The following was written by Cory Massimino.
In the years following the 2008 financial crisis the stock market, unlike the rest of the economy, has been outstanding. Last Monday the Dow Jones Industrial Average and Standard & Poor’s 500 stock index reached record highs following continued confidence in the Federal Reserve’s expansionary monetary policy. Shortly after trading began, the S&P hit the 1,800 point mark and Dow industrial average exceeded 16,000 point. Since then, the stock market started to stall a bit but it is still doing comparatively excellent.
It is no surprise, however, that the stock market continues to excel while the rest of the economy has been stagnant. The massive quantitative easing that has been furiously pursued by Ben Bernanke and the Federal Reserve benefits stock prices, but this growth doesn’t translate to real economic development. The success of the stock market in recent years is merely an illusion of false wealth; another bubble that is incessantly being propped up by the central bank.

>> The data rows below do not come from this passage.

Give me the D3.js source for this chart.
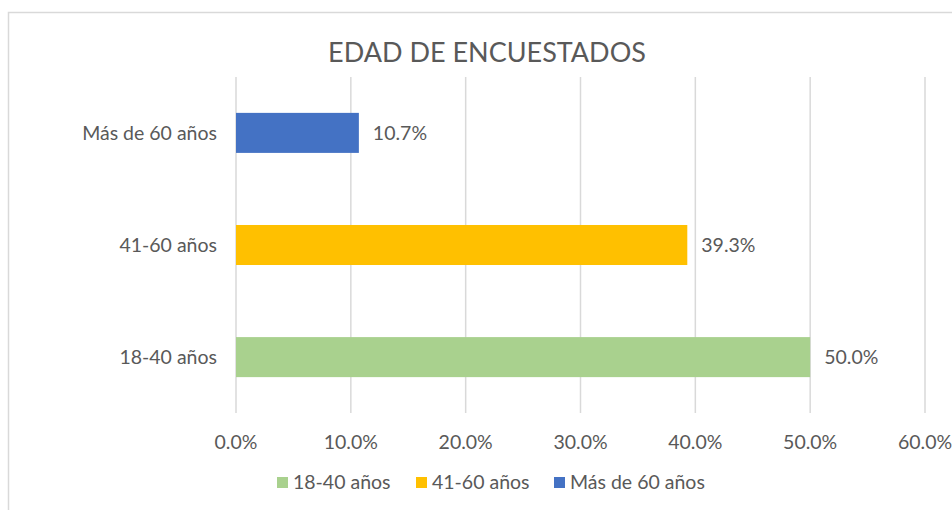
<!DOCTYPE html>
<html>
<head>
<meta charset="utf-8">
<script src="https://cdn.jsdelivr.net/npm/d3@7"></script>
<style>
  body { margin: 0; background: #fff; }
  text { font-family: Lato, "Open Sans", sans-serif; fill: #595959; }
</style>
</head>
<body>
<svg id="chart" width="952" height="510"></svg>
<script>
// age groups of the respondents, top to bottom as drawn
const categories = ["Más de 60 años", "41-60 años", "18-40 años"];
const values = [0.107, 0.393, 0.5];
const colors = ["#4472c4", "#ffc000", "#a9d18e"];
const ticks = [0, 0.1, 0.2, 0.3, 0.4, 0.5, 0.6];
const legendOrder = ["18-40 años", "41-60 años", "Más de 60 años"];

const svg = d3.select("#chart");
const margin = { top: 77, left: 236, right: 27, bottom: 97 };
const width = 952, height = 510;
const fs = "19.5px";

// chart frame (runs off the right and bottom edge)
svg.append("rect")
  .attr("x", 8.5).attr("y", 12.5)
  .attr("width", 960).attr("height", 520)
  .attr("fill", "none").attr("stroke", "#d9d9d9").attr("stroke-width", 1.5);

svg.append("text")
  .attr("x", 487).attr("y", 62)
  .attr("text-anchor", "middle")
  .style("font-size", "27px")
  .text("EDAD DE ENCUESTADOS");

const x = d3.scaleLinear().domain([0, 0.6]).range([margin.left, width - margin.right]);
const y = d3.scaleBand().domain(categories)
  .range([margin.top, height - margin.bottom])
  .paddingInner(0.643).paddingOuter(0.32);

// vertical gridlines
svg.append("g").selectAll("line")
  .data(ticks)
  .enter().append("line")
  .attr("x1", d => x(d)).attr("x2", d => x(d))
  .attr("y1", margin.top).attr("y2", height - margin.bottom)
  .attr("stroke", "#d9d9d9").attr("stroke-width", 1.5);

// tick labels
svg.append("g").selectAll("text")
  .data(ticks)
  .enter().append("text")
  .attr("x", d => x(d)).attr("y", 449)
  .attr("text-anchor", "middle")
  .style("font-size", fs)
  .text(d3.format(".1%"));

// category labels
svg.append("g").selectAll("text")
  .data(categories)
  .enter().append("text")
  .attr("x", 217).attr("y", d => y(d) + y.bandwidth() / 2)
  .attr("dy", "0.35em")
  .attr("text-anchor", "end")
  .style("font-size", fs)
  .text(d => d);

const bars = categories.map((c, i) => ({ cat: c, value: values[i], color: colors[i] }));

svg.append("g").selectAll("rect")
  .data(bars)
  .enter().append("rect")
  .attr("x", x(0))
  .attr("y", d => y(d.cat))
  .attr("width", d => x(d.value) - x(0))
  .attr("height", y.bandwidth())
  .attr("fill", d => d.color);

// data labels
svg.append("g").selectAll("text")
  .data(bars)
  .enter().append("text")
  .attr("x", d => x(d.value) + 14)
  .attr("y", d => y(d.cat) + y.bandwidth() / 2)
  .attr("dy", "0.35em")
  .style("font-size", fs)
  .text(d => d3.format(".1%")(d.value));

// legend
const legendX = [277, 416, 554];
const legend = svg.append("g").selectAll("g")
  .data(legendOrder)
  .enter().append("g")
  .attr("transform", (d, i) => "translate(" + legendX[i] + ",477)");
legend.append("rect")
  .attr("width", 11).attr("height", 11)
  .attr("fill", d => colors[categories.indexOf(d)]);
legend.append("text")
  .attr("x", 16).attr("y", 5.5).attr("dy", "0.35em")
  .style("font-size", fs)
  .text(d => d);
</script>
</body>
</html>
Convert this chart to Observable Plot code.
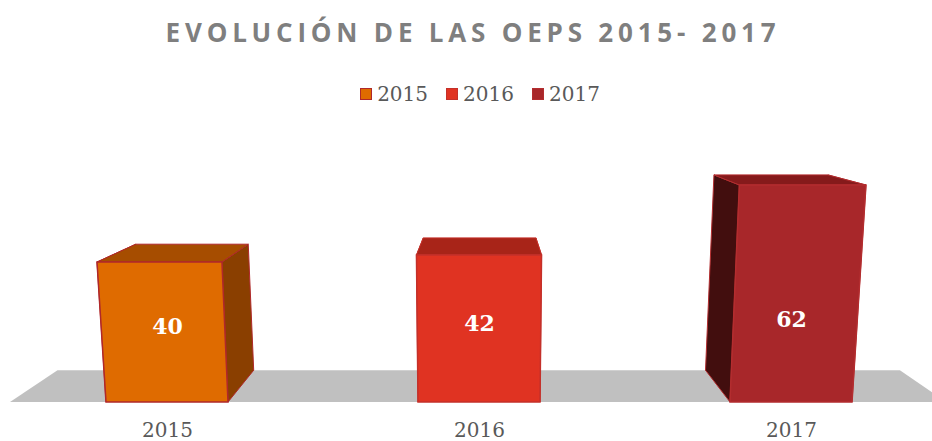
<!DOCTYPE html>
<html><head><meta charset="utf-8">
<script src="https://cdn.jsdelivr.net/npm/d3@7"></script>
<script src="https://cdn.jsdelivr.net/npm/@observablehq/plot@0.6"></script>
<style>
body{margin:0;background:#fff;width:932px;height:441px;overflow:hidden;}
#header{position:relative;height:110px;}
#title{position:absolute;left:0;width:932px;top:19px;padding-left:14px;box-sizing:border-box;text-align:center;font:700 26px "Open Sans";letter-spacing:4.8px;color:#7f7f7f;line-height:1;white-space:nowrap;}
#legend{position:absolute;left:0;width:932px;top:84px;padding-left:28px;box-sizing:border-box;display:flex;justify-content:center;font:20px "DejaVu Serif";color:#595959;line-height:1;}
.item{display:flex;align-items:center;margin:0 9px;}
.sw{width:10px;height:10px;border:1.5px solid;margin-right:5px;box-sizing:content-box;}
svg{display:block;}
</style></head><body>
<div id="header"><div id="title"></div><div id="legend"></div></div>
<div id="chart"></div>
<script>
const titleText = "EVOLUCIÓN DE LAS OEPS 2015- 2017";
const years = ["2015", "2016", "2017"];
const values = [40, 42, 62];
const frontColors = ["#df6b00", "#e03322", "#a8272a"];
const topColors = ["#a64d00", "#a82418", "#851a1b"];
const sideColors = ["#8a3f00", "#9a2015", "#420e0e"];
const edgeColors = ["#b0282a", "#c4302a", "#b32d2f"];

const data = years.map((year, i) => ({year, value: values[i], i}));

document.getElementById("title").textContent = titleText;
const legend = document.getElementById("legend");
years.forEach((y, i) => {
  const it = document.createElement("div"); it.className = "item";
  const sw = document.createElement("div"); sw.className = "sw";
  sw.style.background = frontColors[i]; sw.style.borderColor = edgeColors[i];
  const t = document.createElement("span"); t.textContent = y;
  it.append(sw, t); legend.append(it);
});

function boxes(index, scales) {
  const x = scales.x, y = scales.y;
  const bw = typeof x.bandwidth === "function" ? x.bandwidth() : 0;
  const [r0, r1] = x.range();
  const y0 = y(0);
  const cx = (r0 + r1) / 2;
  const keyY = y0 + 5800;
  const vp = [cx + 6, y0 - 318];
  const k = 0.1;
  const warp = ([px, py]) => [cx + (px - cx) * (keyY - py) / (keyY - y0), py];
  const back = ([px, py]) => [px + k * (vp[0] - px), py + k * (vp[1] - py)];
  const poly = pts => "M" + pts.map(p => p.join(",")).join("L") + "Z";
  const g = d3.create("svg:g");
  const fl = [[r0 - 2, y0], [r1, y0]];
  g.append("path").attr("d", poly([fl[0], fl[1], back(fl[1]), back(fl[0])])).attr("fill", "#c0c0c0");
  for (const d of data) {
    const xl = x(d.year), xr = xl + bw, yt = y(d.value);
    const FL = warp([xl, y0]), FR = warp([xr, y0]), TL = warp([xl, yt]), TR = warp([xr, yt]);
    const BFL = back(FL), BFR = back(FR), BTL = back(TL), BTR = back(TR);
    const edge = edgeColors[d.i];
    g.append("path").attr("d", poly([FL, TL, BTL, BFL])).attr("fill", sideColors[d.i]).attr("stroke", edge).attr("stroke-width", 1);
    g.append("path").attr("d", poly([FR, TR, BTR, BFR])).attr("fill", sideColors[d.i]).attr("stroke", edge).attr("stroke-width", 1);
    g.append("path").attr("d", poly([TL, TR, BTR, BTL])).attr("fill", topColors[d.i]).attr("stroke", edge).attr("stroke-width", 1);
    g.append("path").attr("d", poly([FL, FR, TR, TL])).attr("fill", frontColors[d.i]).attr("stroke", edge).attr("stroke-width", 1.5);
  }
  return g.node();
}

const chart = Plot.plot({
  width: 932,
  height: 331,
  marginTop: 0, marginBottom: 39, marginLeft: 0, marginRight: 0,
  style: {fontFamily: "DejaVu Serif", fontSize: "20px", color: "#595959", background: "white"},
  x: {type: "band", domain: years, range: [12, 946], paddingInner: 0.61, paddingOuter: 0.3, tickSize: 0, tickPadding: 20, label: null},
  y: {domain: [0, 80], range: [292, 12], axis: null},
  marks: [
    boxes,
    Plot.text(data, {
      x: "year",
      y: d => Math.min(d.value / 2 + 1.5, 23.5),
      text: d => String(d.value),
      fill: "white", fontWeight: "bold", fontSize: 22, fontFamily: "DejaVu Serif"
    })
  ]
});
document.getElementById("chart").append(chart);
</script>
</body></html>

When the Federal Reserve expands the money supply and artificially lowers interest rates it distorts the structure of production, leading to a misallocation of resources. The monetary expansion diverts capital to sources that entrepreneurs falsely see as profitable. When their investments reveal themselves to be unprofitable, the bubble bursts, leading to a recession where the market must make necessary corrections to return to prosperity. The progress leading up to the crash is the illusion.
The false sense of economic growth and increased wealth is not actually a result of increased productivity and ingenuity, but instead an artificial boom created by the central bank’s initial policies. This can be seen in the stock market bubble in the 1920′s that resulted in the Great Depression, the dot-com bubble of the 90′s which ended in a recession in the early 2000′s, and, most recently, the mortgage crisis that played a huge role in the massive 2008 downturn.
Since the Federal Reserve has done everything in its power to keep interest rates at historic lows and increase the money supply as much as they can, the stock market has, not coincidentally, been doing fantastic. This is because the growth in the stock market is nothing but another centrally created bubble. Despite this seemingly great, but catastrophic, news in the stock market, the real economy has not substantially improved.
There is no real growth occurring, as seen by recent GDP and employment measures. Gross Domestic Product currently stands at 1.65 percent. The unemployment rate is sitting at 7.3 percent, down from a high of 10 percent. However, unemployment statistics are often misleading because a different measure, which includes discouraged, marginally attached, and part time workers, is at 13.8 percent. Furthermore, the labor force participation rate is at its lowest point in decades, with only 62.8 percent of people over 16 accounted for.
The Federal Reserve has shown no sign of ending its relentless monetary easing. The new chairwoman, Janet Yellen, is expected to continue the Fed’s massive mortgage purchases every month, pumping $85 billion into the economy. With no sign of tightening, the stock market will continue to excel, while the real economy suffers, until the bubble bursts and the previously optimistic “growth” reveals itself to be yet another massive delusion.
It is a deadly mistake to view a successful stock market as a sign of a growing economy. As seen by the last 5 years, they are two separate things and there is no reason to think stock market growth will translate, or even correlate, to actual economic growth. The success of the stock market is merely another Federal Reserve created bubble that will eventually come to a crushing end, sending the U.S. economy into yet another deep recession.